Think of Martin Luther (or rent the film, Luther) and what he was up against. The Catholic church had a stranglehold on the spiritual life of Europe when Luther came along and suggested that they'd gotten off track. He didn't intend to start a new branch of Christianity. But his life shows what might happen when we start pointing out the truth. We might overturn a whole social order and begin several hundred years of new denominations. If I wanted to, I could spread many of the most exciting social movements of the twentieth century (for example, the movement to secure human rights for everyone) to the ideas that Luther put into motion. Or think about the worldwide push towards literacy. Luther might not have envisioned the changes he put into motion when he translated the Bible into common German, but he understood the importance of enlarged access. Where would we be if we still had scriptures in a language that we couldn't understand? Will we know the truth if it's in a language that's foreign to us?
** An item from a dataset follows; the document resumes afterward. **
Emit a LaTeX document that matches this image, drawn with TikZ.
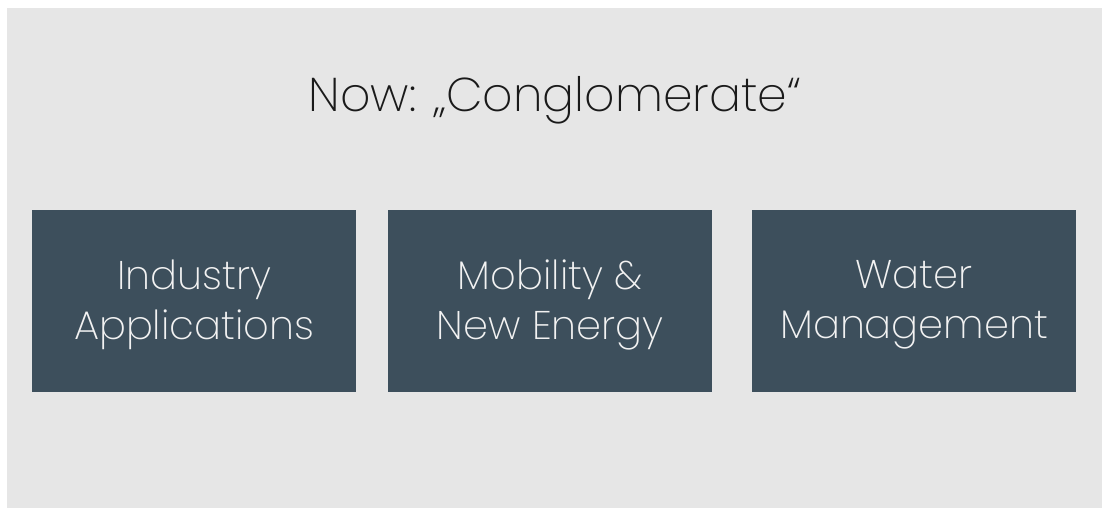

Think of a revolution closer to our own time. One of the biggest spiritual stories of the twentieth century has to be the rise of the Pentecostal movement, which we can trace back to Azusa Street in Los Angeles in the early part of the twentieth century. Even those of us outside of the movement can admire the ways in which Pentecostal ideas have enriched all of us believers (the idea that there are different gifts of the spirit, for example; even if my gift is not speaking in tongues, I might have a different gift to offer, one that is equally valuable; the trick is to know my gift and commit to it). Even those of us who are fearful of the spread of Pentecostal and Evangelical ideas have to admit that our siblings in those churches understand mission in ways that many of the rest of us don't.

Those of us who feel like we're part of a dying tradition would do well to remember that even times of death can lead to times of renewal. We may be planting seeds. Those seeds might grow into plants that we can't even visualize right now.
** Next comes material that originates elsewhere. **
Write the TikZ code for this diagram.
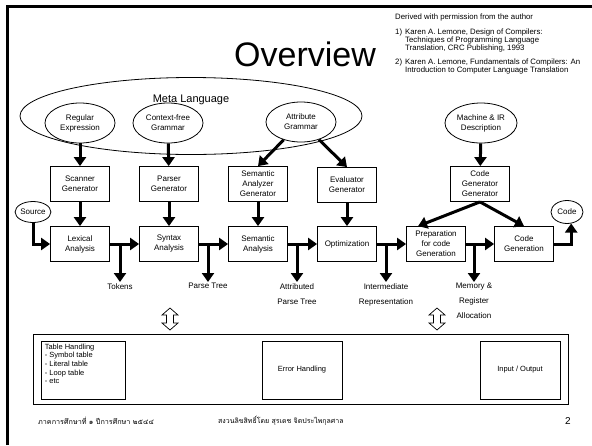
\documentclass[tikz,border=0pt]{standalone}
\usepackage{fontspec}
\setmainfont{Liberation Sans}
\newfontfamily\thaifont[Script=Thai]{Loma}
\usetikzlibrary{arrows.meta, positioning, shapes.geometric}

\begin{document}
\begin{tikzpicture}[x=1pt, y=-1pt,
    every node/.style={font=\fontsize{8}{10}\selectfont},
    box/.style={draw, line width=0.8pt, minimum width=59pt, minimum height=35pt, align=center, inner sep=1pt},
    oval/.style={draw, ellipse, line width=0.8pt, minimum width=70pt, minimum height=40pt, align=center, inner sep=0pt},
    flow/.style={line width=3pt, -{Triangle[length=9pt, width=12pt]}},
    lbl/.style={anchor=north, align=center, inner sep=1pt},
    refs/.style={anchor=north west, align=left, inner sep=0pt, font=\fontsize{7.8}{8}\selectfont},
    hollow/.style={draw, line width=0.7pt, fill=white}]
    \useasboundingbox (0,0) rectangle (592,445);

    % Frame
    \draw[line width=3pt] (7,445) -- (7,6) -- (592,6);

    % Title and references
    \node[font=\fontsize{34}{40}\selectfont] (title) at (305,54) {Overview};
    \node[refs] (refhd) at (395,14) {Derived with permission from the author};
    \node[refs] (num1) at (395,29) {1)};
    \node[refs] (ref1) at (405,29) {Karen A. Lemone, Design of Compilers:\\Techniques of Programming Language\\Translation, CRC Publishing, 1993};
    \node[refs] (num2) at (395,59) {2)};
    \node[refs] (ref2) at (405,59) {Karen A. Lemone, Fundamentals of Compilers: An\\Introduction to Computer Language Translation};

    % Meta language
    \node[draw, ellipse, line width=0.8pt, minimum width=342pt, minimum height=77pt] (meta) at (191,116) {};
    \node[font=\fontsize{11}{13}\selectfont] (metalbl) at (191,100) {Meta Language};
    \node[oval] (regex) at (80,123) {Regular\\Expression};
    \node[oval] (cfg) at (168,123) {Context-free\\Grammar};
    \node[oval] (attr) at (301,122) {Attribute\\Grammar};
    \node[oval, minimum width=72pt] (mach) at (481,123) {Machine \& IR\\Description};

    % Generators
    \node[box] (scan) at (80,184) {Scanner\\Generator};
    \node[box] (pars) at (169,184) {Parser\\Generator};
    \node[box] (sag) at (258,184) {Semantic\\Analyzer\\Generator};
    \node[box] (eval) at (347,185) {Evaluator\\Generator};
    \node[box] (cgg) at (480,184) {Code\\Generator\\Generator};

    % Phases
    \node[draw, ellipse, line width=0.8pt, minimum width=34pt, minimum height=21pt, inner sep=0pt] (src) at (33,212) {Source};
    \node[box] (lex) at (80,244) {Lexical\\Analysis};
    \node[box] (syn) at (169,244) {Syntax\\Analysis};
    \node[box] (sem) at (258,244) {Semantic\\Analysis};
    \node[box] (opt) at (347,244) {Optimization};
    \node[box] (prep) at (436,244) {Preparation\\for code\\Generation};
    \node[box] (cgen) at (524,244) {Code\\Generation};
    \node[draw, ellipse, line width=0.8pt, minimum width=32pt, minimum height=23pt, inner sep=0pt] (code) at (567,212) {Code};

    % Outputs
    \node[lbl] (tok) at (120,282) {Tokens};
    \node[lbl] (ptree) at (208,282) {Parse Tree};
    \node[lbl] (atree) at (297,282) {Attributed\\[5pt]Parse Tree};
    \node[lbl] (ir) at (386,282) {Intermediate\\[5pt]Representation};
    \node[lbl] (mem) at (474,282) {Memory \&\\[5pt]Register\\[5pt]Allocation};

    % Arrows
    \draw[flow] (regex) -- (scan);
    \draw[flow] (cfg) -- (pars);
    \draw[flow] (attr) -- (sag.north);
    \draw[flow] (attr) -- (eval.north);
    \draw[flow] (mach) -- (cgg);
    \draw[flow] (scan) -- (lex);
    \draw[flow] (pars) -- (syn);
    \draw[flow] (sag) -- (sem);
    \draw[flow] (eval) -- (opt);
    \draw[flow] (cgg.south) -- (prep.135);
    \draw[flow] (cgg.south) -- (cgen.north);
    \draw[flow] (src.south) |- (lex.west);
    \draw[flow] (lex) -- (syn);
    \draw[flow] (syn) -- (sem);
    \draw[flow] (sem) -- (opt);
    \draw[flow] (opt) -- (prep);
    \draw[flow] (prep) -- (cgen);
    \draw[flow] (cgen.east) -| (code.-70);
    \draw[flow] (tok |- lex.east) -- (tok.north);
    \draw[flow] (ptree |- syn.east) -- (ptree.north);
    \draw[flow] (atree |- sem.east) -- (atree.north);
    \draw[flow] (ir |- opt.east) -- (ir.north);
    \draw[flow] (mem |- prep.east) -- (mem.north);

    % Two-way links to the support block
    \draw[hollow] (170,308) -- ++(8,7) -- ++(-4.5,0) -- ++(0,8) -- ++(4.5,0) -- ++(-8,7) -- ++(-8,-7) -- ++(4.5,0) -- ++(0,-8) -- ++(-4.5,0) -- cycle;
    \draw[hollow] (437,308) -- ++(8,7) -- ++(-4.5,0) -- ++(0,8) -- ++(4.5,0) -- ++(-8,7) -- ++(-8,-7) -- ++(4.5,0) -- ++(0,-8) -- ++(-4.5,0) -- cycle;

    % Support block
    \node[draw, line width=0.8pt, minimum width=535pt, minimum height=70pt] (aux) at (300.5,369) {};
    \node[draw, line width=0.8pt, minimum width=84pt, minimum height=58pt] (tbl) at (83,370) {};
    \node[anchor=north west, align=left, inner sep=0pt, font=\fontsize{7.5}{8.6}\selectfont, below right=3pt and 4pt of tbl.north west] (tbltxt) {Table Handling\\- Symbol table\\- Literal table\\- Loop table\\- etc};
    \node[draw, line width=0.8pt, minimum width=80pt, minimum height=58pt, font=\fontsize{7.5}{9}\selectfont] (err) at (302,370) {Error Handling};
    \node[draw, line width=0.8pt, minimum width=80pt, minimum height=58pt, font=\fontsize{7.5}{9}\selectfont] (io) at (520,370) {Input / Output};

    % Footer
    \node[anchor=west, inner sep=0pt, font=\thaifont\fontsize{7.2}{8}\selectfont] (term) at (38,421) {ภาคการศึกษาที่ ๑ ปีการศึกษา ๒๕๔๔};
    \node[anchor=west, inner sep=0pt, font=\thaifont\fontsize{7}{8}\selectfont] (copy) at (218,421) {สงวนลิขสิทธิ์โดย สุรเดช จิตประไพกุลศาล};
    \node[font=\fontsize{10}{12}\selectfont] (page) at (568,421) {2};
\end{tikzpicture}
\end{document}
We're in a time of tremendous renewal, even if we find ourselves part of a mainline tradition that seems determined to ignore these developments. Google the words Emergent Church and see what you find; many Christian groups who wouldn't have even spoken to each other in the 1950's are rethinking ways to do church and working on social justice movements together. Research the New Monasticism to see the ways that people are radically committing to the life of faith.

Consider the Internet, and how the Internet is revolutionizing our faith lives. We can tithe or redistribute our wealth much more easily with the Internet as a tool. We can read or listen to stories of faith to inspire us. We can go to sites to pray the Daily Office.

Will we one day look back and realize that the Internet fueled a Reformation in our own time, just as the printing press helped to speed Martin Luther's Reformation? We can't know. And again, the Gospel should echo in our ears, as we spend more and more time in virtual communities and less time with actual humans: we will know the truth (but one suspects we'll only know the truth if we're on the lookout for it).

And what a promise: the truth shall set us free.